■ INFORMATION SUPPLIED:
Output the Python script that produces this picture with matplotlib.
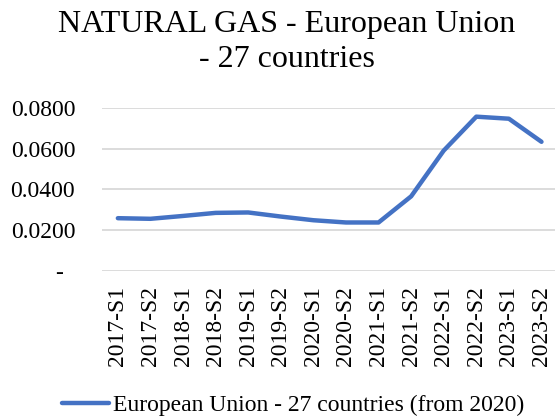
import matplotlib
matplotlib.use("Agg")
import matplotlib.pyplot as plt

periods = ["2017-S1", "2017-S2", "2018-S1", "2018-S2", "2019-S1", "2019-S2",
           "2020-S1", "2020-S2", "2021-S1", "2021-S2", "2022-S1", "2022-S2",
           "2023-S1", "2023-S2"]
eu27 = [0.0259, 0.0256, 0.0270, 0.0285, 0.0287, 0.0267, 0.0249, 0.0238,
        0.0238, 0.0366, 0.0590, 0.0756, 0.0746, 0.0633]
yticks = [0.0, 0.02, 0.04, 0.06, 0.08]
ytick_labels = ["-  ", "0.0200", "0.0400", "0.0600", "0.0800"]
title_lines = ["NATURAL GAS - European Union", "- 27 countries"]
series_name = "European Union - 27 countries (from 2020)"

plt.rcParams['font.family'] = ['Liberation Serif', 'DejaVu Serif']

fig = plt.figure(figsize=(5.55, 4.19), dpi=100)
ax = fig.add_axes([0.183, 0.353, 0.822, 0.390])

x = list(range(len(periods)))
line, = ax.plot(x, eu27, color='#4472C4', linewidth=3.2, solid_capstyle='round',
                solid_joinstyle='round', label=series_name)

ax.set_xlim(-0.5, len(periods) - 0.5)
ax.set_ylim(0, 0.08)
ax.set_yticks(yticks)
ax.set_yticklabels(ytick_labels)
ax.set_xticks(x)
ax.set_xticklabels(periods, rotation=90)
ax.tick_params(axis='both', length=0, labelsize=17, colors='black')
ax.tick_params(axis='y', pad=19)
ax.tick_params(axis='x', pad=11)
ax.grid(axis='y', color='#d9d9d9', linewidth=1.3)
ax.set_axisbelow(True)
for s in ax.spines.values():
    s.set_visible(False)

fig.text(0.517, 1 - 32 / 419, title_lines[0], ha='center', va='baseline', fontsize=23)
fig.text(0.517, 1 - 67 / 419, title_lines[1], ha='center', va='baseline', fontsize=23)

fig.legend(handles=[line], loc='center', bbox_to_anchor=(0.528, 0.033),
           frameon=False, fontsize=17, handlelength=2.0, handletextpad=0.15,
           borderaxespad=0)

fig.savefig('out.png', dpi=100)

■ WRITTEN EXERCISE: Reproduce the full listing above verbatim, with no pictures included.

■ COMPLETE OUTPUT:
Output the Python script that produces this picture with matplotlib.
import matplotlib
matplotlib.use("Agg")
import matplotlib.pyplot as plt

periods = ["2017-S1", "2017-S2", "2018-S1", "2018-S2", "2019-S1", "2019-S2",
           "2020-S1", "2020-S2", "2021-S1", "2021-S2", "2022-S1", "2022-S2",
           "2023-S1", "2023-S2"]
eu27 = [0.0259, 0.0256, 0.0270, 0.0285, 0.0287, 0.0267, 0.0249, 0.0238,
        0.0238, 0.0366, 0.0590, 0.0756, 0.0746, 0.0633]
yticks = [0.0, 0.02, 0.04, 0.06, 0.08]
ytick_labels = ["-  ", "0.0200", "0.0400", "0.0600", "0.0800"]
title_lines = ["NATURAL GAS - European Union", "- 27 countries"]
series_name = "European Union - 27 countries (from 2020)"

plt.rcParams['font.family'] = ['Liberation Serif', 'DejaVu Serif']

fig = plt.figure(figsize=(5.55, 4.19), dpi=100)
ax = fig.add_axes([0.183, 0.353, 0.822, 0.390])

x = list(range(len(periods)))
line, = ax.plot(x, eu27, color='#4472C4', linewidth=3.2, solid_capstyle='round',
                solid_joinstyle='round', label=series_name)

ax.set_xlim(-0.5, len(periods) - 0.5)
ax.set_ylim(0, 0.08)
ax.set_yticks(yticks)
ax.set_yticklabels(ytick_labels)
ax.set_xticks(x)
ax.set_xticklabels(periods, rotation=90)
ax.tick_params(axis='both', length=0, labelsize=17, colors='black')
ax.tick_params(axis='y', pad=19)
ax.tick_params(axis='x', pad=11)
ax.grid(axis='y', color='#d9d9d9', linewidth=1.3)
ax.set_axisbelow(True)
for s in ax.spines.values():
    s.set_visible(False)

fig.text(0.517, 1 - 32 / 419, title_lines[0], ha='center', va='baseline', fontsize=23)
fig.text(0.517, 1 - 67 / 419, title_lines[1], ha='center', va='baseline', fontsize=23)

fig.legend(handles=[line], loc='center', bbox_to_anchor=(0.528, 0.033),
           frameon=False, fontsize=17, handlelength=2.0, handletextpad=0.15,
           borderaxespad=0)

fig.savefig('out.png', dpi=100)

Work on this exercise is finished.